== Problem statement ==
Retype only what runs from the beginning of the data through the line with "const shares = [21, 11, 16, 29, 23];"; please omit the pictures and keep every line exact.

- - -

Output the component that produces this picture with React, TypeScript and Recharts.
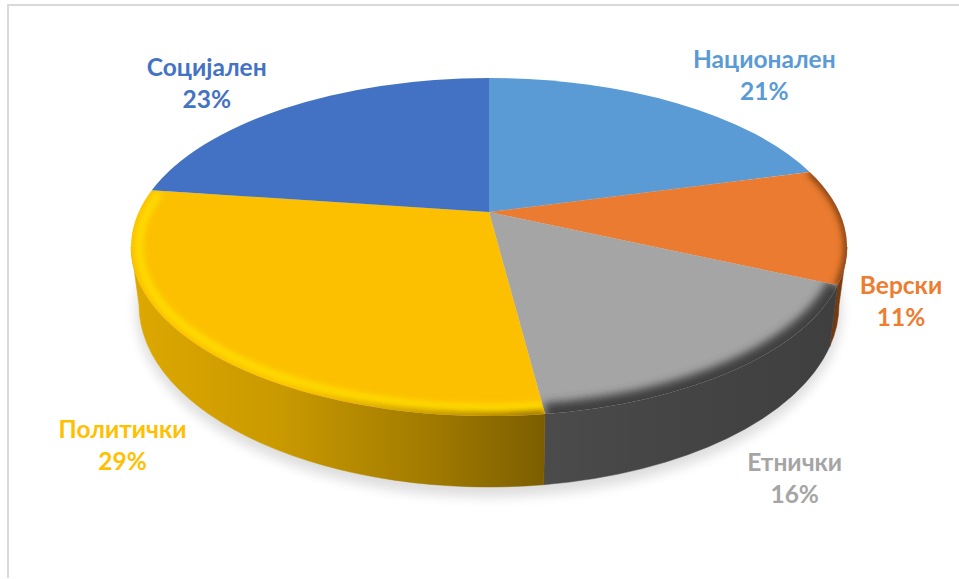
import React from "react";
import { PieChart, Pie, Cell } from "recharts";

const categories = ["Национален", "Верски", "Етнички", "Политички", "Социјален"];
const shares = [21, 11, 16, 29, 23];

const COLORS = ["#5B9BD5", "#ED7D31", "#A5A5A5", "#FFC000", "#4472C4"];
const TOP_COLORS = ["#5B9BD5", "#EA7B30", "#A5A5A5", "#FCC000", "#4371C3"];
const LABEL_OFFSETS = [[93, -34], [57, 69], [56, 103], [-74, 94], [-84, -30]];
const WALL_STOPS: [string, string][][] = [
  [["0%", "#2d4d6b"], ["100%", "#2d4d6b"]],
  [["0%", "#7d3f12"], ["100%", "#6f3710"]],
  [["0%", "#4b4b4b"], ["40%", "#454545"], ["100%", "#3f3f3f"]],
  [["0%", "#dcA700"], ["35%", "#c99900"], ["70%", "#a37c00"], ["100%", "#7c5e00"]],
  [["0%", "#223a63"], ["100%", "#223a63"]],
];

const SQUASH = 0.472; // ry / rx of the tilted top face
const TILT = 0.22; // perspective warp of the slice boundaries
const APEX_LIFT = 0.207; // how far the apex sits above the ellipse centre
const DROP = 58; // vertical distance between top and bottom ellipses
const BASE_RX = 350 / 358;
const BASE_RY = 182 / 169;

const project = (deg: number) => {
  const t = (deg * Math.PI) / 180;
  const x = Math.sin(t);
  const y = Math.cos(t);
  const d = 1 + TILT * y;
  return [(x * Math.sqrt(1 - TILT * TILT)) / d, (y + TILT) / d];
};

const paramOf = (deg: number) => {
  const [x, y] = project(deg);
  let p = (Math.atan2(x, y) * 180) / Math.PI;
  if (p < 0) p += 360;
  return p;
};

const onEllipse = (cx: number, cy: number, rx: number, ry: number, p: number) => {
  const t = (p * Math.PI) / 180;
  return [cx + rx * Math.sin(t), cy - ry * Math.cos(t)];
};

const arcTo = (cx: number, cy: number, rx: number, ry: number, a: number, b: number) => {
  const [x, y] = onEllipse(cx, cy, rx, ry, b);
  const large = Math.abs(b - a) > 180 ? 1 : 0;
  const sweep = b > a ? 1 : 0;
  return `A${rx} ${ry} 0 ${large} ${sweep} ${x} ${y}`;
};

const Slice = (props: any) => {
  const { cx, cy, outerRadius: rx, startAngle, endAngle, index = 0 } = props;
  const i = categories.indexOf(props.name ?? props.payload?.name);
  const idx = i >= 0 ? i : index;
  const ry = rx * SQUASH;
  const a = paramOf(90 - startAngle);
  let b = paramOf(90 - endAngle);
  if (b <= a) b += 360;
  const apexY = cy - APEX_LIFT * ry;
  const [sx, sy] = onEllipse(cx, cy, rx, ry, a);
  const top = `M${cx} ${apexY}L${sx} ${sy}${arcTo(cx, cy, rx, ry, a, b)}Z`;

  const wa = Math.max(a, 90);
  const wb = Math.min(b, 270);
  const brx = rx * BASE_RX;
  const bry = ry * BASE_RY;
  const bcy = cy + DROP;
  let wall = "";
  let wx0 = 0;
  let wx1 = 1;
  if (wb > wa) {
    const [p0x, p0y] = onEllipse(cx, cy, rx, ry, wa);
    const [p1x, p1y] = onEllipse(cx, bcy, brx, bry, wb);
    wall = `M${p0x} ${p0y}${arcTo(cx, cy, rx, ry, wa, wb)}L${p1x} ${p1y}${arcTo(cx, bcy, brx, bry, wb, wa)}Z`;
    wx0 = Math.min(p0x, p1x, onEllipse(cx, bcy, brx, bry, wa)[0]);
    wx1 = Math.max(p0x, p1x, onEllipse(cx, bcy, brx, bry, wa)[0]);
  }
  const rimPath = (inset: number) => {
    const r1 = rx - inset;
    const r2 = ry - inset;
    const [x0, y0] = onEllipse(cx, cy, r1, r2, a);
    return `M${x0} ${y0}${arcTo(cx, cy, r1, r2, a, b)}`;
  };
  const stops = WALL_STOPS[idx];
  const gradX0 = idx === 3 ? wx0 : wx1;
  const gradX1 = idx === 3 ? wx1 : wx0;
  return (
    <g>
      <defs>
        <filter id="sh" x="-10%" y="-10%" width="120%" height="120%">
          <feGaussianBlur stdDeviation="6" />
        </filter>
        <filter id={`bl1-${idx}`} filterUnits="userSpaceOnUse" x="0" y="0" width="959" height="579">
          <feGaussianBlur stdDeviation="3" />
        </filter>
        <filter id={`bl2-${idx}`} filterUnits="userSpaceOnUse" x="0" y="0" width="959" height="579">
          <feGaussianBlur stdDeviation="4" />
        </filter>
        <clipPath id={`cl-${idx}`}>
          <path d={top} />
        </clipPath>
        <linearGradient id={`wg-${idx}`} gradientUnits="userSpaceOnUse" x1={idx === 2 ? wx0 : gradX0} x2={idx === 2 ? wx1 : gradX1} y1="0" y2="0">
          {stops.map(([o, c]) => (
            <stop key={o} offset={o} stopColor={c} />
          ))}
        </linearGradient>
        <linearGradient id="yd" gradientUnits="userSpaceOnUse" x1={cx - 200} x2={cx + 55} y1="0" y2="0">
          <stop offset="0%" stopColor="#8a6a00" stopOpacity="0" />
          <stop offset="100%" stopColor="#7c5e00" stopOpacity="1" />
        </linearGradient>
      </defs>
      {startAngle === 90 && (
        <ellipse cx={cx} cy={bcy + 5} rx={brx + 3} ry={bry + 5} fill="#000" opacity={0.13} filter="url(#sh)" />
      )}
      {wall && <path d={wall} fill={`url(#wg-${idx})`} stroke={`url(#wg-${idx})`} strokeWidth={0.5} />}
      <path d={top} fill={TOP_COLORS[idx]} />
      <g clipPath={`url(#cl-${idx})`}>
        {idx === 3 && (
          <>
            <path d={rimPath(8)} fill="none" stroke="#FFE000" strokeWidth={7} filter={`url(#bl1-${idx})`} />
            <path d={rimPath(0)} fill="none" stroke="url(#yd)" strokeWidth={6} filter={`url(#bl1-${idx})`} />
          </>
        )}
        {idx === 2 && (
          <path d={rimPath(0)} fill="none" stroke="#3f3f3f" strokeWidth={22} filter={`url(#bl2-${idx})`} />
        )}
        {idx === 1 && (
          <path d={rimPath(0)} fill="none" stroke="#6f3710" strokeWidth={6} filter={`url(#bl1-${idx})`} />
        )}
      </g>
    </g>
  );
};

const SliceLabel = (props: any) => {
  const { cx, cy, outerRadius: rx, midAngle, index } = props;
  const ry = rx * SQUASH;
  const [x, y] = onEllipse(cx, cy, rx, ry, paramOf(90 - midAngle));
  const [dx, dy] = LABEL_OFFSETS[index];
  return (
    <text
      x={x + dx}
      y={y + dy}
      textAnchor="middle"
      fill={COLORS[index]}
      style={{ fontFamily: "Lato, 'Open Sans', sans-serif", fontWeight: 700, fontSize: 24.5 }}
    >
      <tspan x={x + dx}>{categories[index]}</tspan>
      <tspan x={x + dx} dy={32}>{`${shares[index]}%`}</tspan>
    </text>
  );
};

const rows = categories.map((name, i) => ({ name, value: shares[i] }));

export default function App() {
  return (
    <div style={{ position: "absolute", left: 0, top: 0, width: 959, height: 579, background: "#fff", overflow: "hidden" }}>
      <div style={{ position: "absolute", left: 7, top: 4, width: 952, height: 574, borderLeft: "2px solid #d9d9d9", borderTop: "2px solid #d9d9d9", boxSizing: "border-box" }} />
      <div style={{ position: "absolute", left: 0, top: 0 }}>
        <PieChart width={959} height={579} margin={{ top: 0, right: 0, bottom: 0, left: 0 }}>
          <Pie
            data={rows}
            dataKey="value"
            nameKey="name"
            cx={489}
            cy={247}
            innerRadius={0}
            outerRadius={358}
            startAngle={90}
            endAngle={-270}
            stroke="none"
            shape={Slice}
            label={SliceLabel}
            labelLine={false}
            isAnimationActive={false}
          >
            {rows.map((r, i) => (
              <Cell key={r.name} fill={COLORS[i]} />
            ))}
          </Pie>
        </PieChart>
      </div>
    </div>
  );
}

- - -

== Correct answer ==
Output the component that produces this picture with React, TypeScript and Recharts.
import React from "react";
import { PieChart, Pie, Cell } from "recharts";

const categories = ["Национален", "Верски", "Етнички", "Политички", "Социјален"];
const shares = [21, 11, 16, 29, 23];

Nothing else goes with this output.